> Provided material:
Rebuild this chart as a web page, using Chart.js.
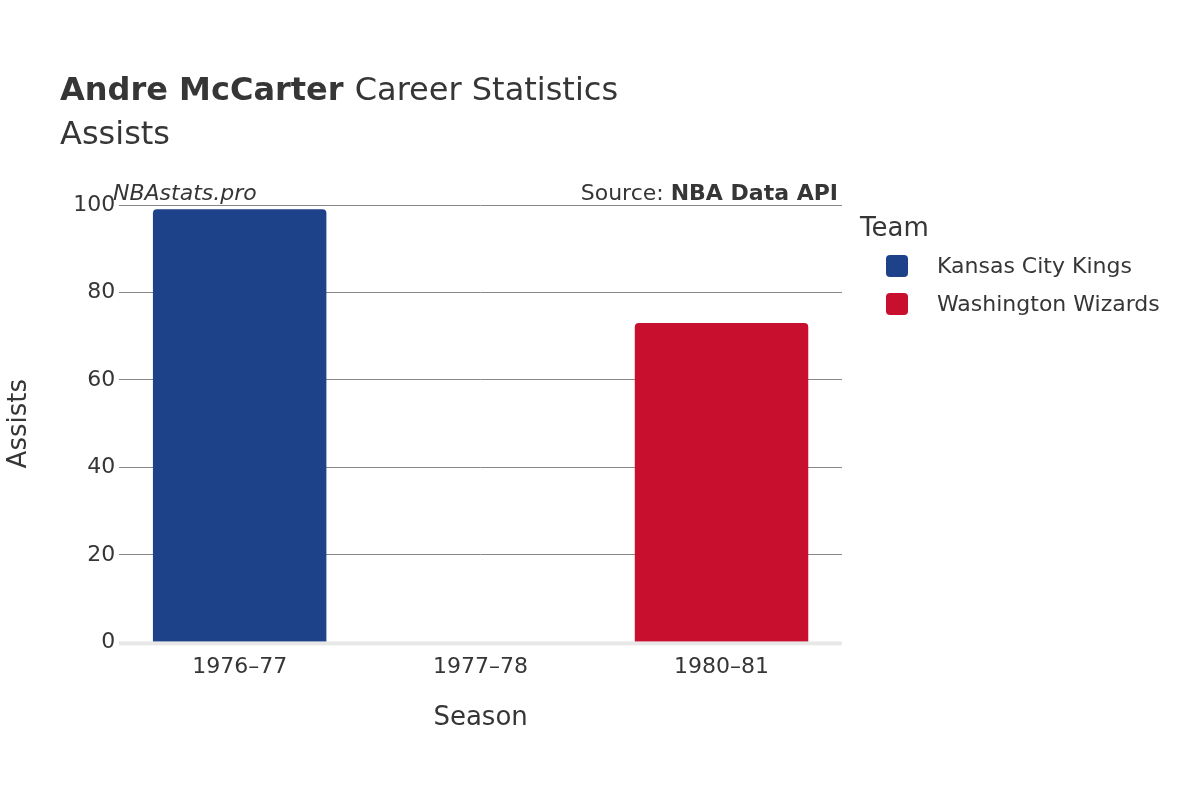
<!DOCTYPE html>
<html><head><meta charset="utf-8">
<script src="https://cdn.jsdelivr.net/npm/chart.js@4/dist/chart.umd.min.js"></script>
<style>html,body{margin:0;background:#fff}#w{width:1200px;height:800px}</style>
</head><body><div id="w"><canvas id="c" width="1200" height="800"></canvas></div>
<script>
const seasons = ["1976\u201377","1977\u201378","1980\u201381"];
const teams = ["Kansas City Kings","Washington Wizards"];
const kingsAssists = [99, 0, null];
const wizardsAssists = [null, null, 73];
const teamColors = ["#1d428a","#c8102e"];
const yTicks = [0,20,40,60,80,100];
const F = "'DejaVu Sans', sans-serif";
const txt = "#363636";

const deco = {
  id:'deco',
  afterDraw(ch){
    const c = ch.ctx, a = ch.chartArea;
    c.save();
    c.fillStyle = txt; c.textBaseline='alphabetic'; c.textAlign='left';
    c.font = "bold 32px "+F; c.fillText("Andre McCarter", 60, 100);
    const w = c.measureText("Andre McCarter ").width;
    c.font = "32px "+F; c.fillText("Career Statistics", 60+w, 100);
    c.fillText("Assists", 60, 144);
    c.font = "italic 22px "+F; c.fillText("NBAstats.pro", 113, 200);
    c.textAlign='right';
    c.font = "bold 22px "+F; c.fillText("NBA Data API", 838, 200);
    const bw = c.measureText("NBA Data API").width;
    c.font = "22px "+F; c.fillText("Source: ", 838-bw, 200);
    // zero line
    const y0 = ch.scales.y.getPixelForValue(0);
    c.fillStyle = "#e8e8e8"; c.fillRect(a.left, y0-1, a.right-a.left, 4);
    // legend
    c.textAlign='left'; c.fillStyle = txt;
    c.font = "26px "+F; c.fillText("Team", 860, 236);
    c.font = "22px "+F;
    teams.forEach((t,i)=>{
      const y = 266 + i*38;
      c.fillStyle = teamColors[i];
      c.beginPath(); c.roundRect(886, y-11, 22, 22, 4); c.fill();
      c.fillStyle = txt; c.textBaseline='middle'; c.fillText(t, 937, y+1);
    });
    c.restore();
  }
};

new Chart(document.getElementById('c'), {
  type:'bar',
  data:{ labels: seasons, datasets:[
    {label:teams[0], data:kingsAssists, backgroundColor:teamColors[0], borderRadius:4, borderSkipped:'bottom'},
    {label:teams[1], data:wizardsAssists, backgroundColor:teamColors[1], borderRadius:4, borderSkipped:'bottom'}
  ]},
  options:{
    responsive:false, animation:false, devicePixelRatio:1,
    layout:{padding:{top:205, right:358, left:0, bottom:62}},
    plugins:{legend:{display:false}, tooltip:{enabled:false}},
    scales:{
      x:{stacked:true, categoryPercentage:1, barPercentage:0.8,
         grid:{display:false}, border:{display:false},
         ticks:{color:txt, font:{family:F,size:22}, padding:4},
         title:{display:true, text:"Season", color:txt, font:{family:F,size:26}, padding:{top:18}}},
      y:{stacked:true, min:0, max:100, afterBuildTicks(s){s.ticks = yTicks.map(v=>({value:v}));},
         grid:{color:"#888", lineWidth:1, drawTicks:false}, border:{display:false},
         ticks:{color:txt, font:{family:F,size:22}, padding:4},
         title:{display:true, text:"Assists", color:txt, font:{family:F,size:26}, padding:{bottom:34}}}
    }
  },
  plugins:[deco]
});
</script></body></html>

> Short exercise: Word for word, quote the lines above. Omit the pictures.

> Expected answer:
Rebuild this chart as a web page, using Chart.js.
<!DOCTYPE html>
<html><head><meta charset="utf-8">
<script src="https://cdn.jsdelivr.net/npm/chart.js@4/dist/chart.umd.min.js"></script>
<style>html,body{margin:0;background:#fff}#w{width:1200px;height:800px}</style>
</head><body><div id="w"><canvas id="c" width="1200" height="800"></canvas></div>
<script>
const seasons = ["1976\u201377","1977\u201378","1980\u201381"];
const teams = ["Kansas City Kings","Washington Wizards"];
const kingsAssists = [99, 0, null];
const wizardsAssists = [null, null, 73];
const teamColors = ["#1d428a","#c8102e"];
const yTicks = [0,20,40,60,80,100];
const F = "'DejaVu Sans', sans-serif";
const txt = "#363636";

const deco = {
  id:'deco',
  afterDraw(ch){
    const c = ch.ctx, a = ch.chartArea;
    c.save();
    c.fillStyle = txt; c.textBaseline='alphabetic'; c.textAlign='left';
    c.font = "bold 32px "+F; c.fillText("Andre McCarter", 60, 100);
    const w = c.measureText("Andre McCarter ").width;
    c.font = "32px "+F; c.fillText("Career Statistics", 60+w, 100);
    c.fillText("Assists", 60, 144);
    c.font = "italic 22px "+F; c.fillText("NBAstats.pro", 113, 200);
    c.textAlign='right';
    c.font = "bold 22px "+F; c.fillText("NBA Data API", 838, 200);
    const bw = c.measureText("NBA Data API").width;
    c.font = "22px "+F; c.fillText("Source: ", 838-bw, 200);
    // zero line
    const y0 = ch.scales.y.getPixelForValue(0);
    c.fillStyle = "#e8e8e8"; c.fillRect(a.left, y0-1, a.right-a.left, 4);
    // legend
    c.textAlign='left'; c.fillStyle = txt;
    c.font = "26px "+F; c.fillText("Team", 860, 236);
    c.font = "22px "+F;
    teams.forEach((t,i)=>{
      const y = 266 + i*38;
      c.fillStyle = teamColors[i];
      c.beginPath(); c.roundRect(886, y-11, 22, 22, 4); c.fill();
      c.fillStyle = txt; c.textBaseline='middle'; c.fillText(t, 937, y+1);
    });
    c.restore();
  }
};

new Chart(document.getElementById('c'), {
  type:'bar',
  data:{ labels: seasons, datasets:[
    {label:teams[0], data:kingsAssists, backgroundColor:teamColors[0], borderRadius:4, borderSkipped:'bottom'},
    {label:teams[1], data:wizardsAssists, backgroundColor:teamColors[1], borderRadius:4, borderSkipped:'bottom'}
  ]},
  options:{
    responsive:false, animation:false, devicePixelRatio:1,
    layout:{padding:{top:205, right:358, left:0, bottom:62}},
    plugins:{legend:{display:false}, tooltip:{enabled:false}},
    scales:{
      x:{stacked:true, categoryPercentage:1, barPercentage:0.8,
         grid:{display:false}, border:{display:false},
         ticks:{color:txt, font:{family:F,size:22}, padding:4},
         title:{display:true, text:"Season", color:txt, font:{family:F,size:26}, padding:{top:18}}},
      y:{stacked:true, min:0, max:100, afterBuildTicks(s){s.ticks = yTicks.map(v=>({value:v}));},
         grid:{color:"#888", lineWidth:1, drawTicks:false}, border:{display:false},
         ticks:{color:txt, font:{family:F,size:22}, padding:4},
         title:{display:true, text:"Assists", color:txt, font:{family:F,size:26}, padding:{bottom:34}}}
    }
  },
  plugins:[deco]
});
</script></body></html>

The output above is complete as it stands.